What is the fundamental issue?
The Section 8 voucher program provides a government subsidy to bridge the gap between a low-income tenant's income and the cost of providing housing, enabling recipients to choose where they want to live. The property operator enters into a contract with the tenant and third party, usually the local housing authority, which pays the portion of the rent above the amount to which the tenant is directly obligated to the landlord, as a rental subsidy, subject to maximum fair market rents for the community.
I am a real estate professional. What does this mean for my business?
NAR and IREM members own and manage properties that accept Section 8 vouchers. Streamlining the process will make it easier to provide affordable housing options for these residents.

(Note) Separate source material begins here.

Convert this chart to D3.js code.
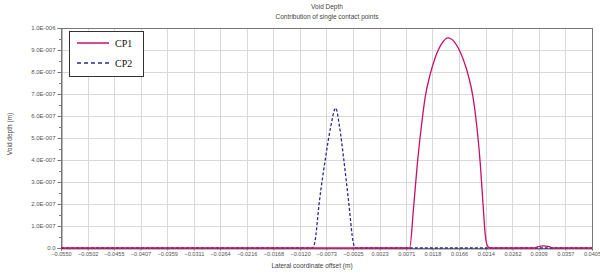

NAR supports proposals to streamline the Section 8 voucher program, and provide greater flexibility to local housing authorities. NAR opposes block granting the Section 8 voucher program to the states. In addition, REALTORS® want to be sure that funding levels are sufficient to current and handle future housing needs.
NAR championed HR 3700, which contained a number of provisions to streamline the Section 8 voucher program including:
- Streamlining the property inspection process for vouchers
- Allows immediate occupancy if alternate inspection within 24 months
- Tenant may occupy after PHA inspection if no life-threatening conditions exist, as long as deficiencies corrected within 30 days
- Streamlines rent determination policies
- raise the standard deduction for elderly and disabled & index to inflation
- requires interim reviews only when a family’s income drops by 10 percent or more
- allows income determinations based under SNAP and other federal means-tested programs, without separate verifications
- Allow for eviction of over-income families
- Expands use of project-based vouchers in areas where vouchers are difficult to use due to market conditions
HUD is still in the process of implementing these changes, and NAR is working with the agency.
HUD has begun a series of "listening sessions" to collect feedback from landlords across the country about why they don't take housing vouchers. NAR is asking REALTORS® to participate in these sessions, and we are hopeful that HUD will make changes to the program that ease burdens on landlords.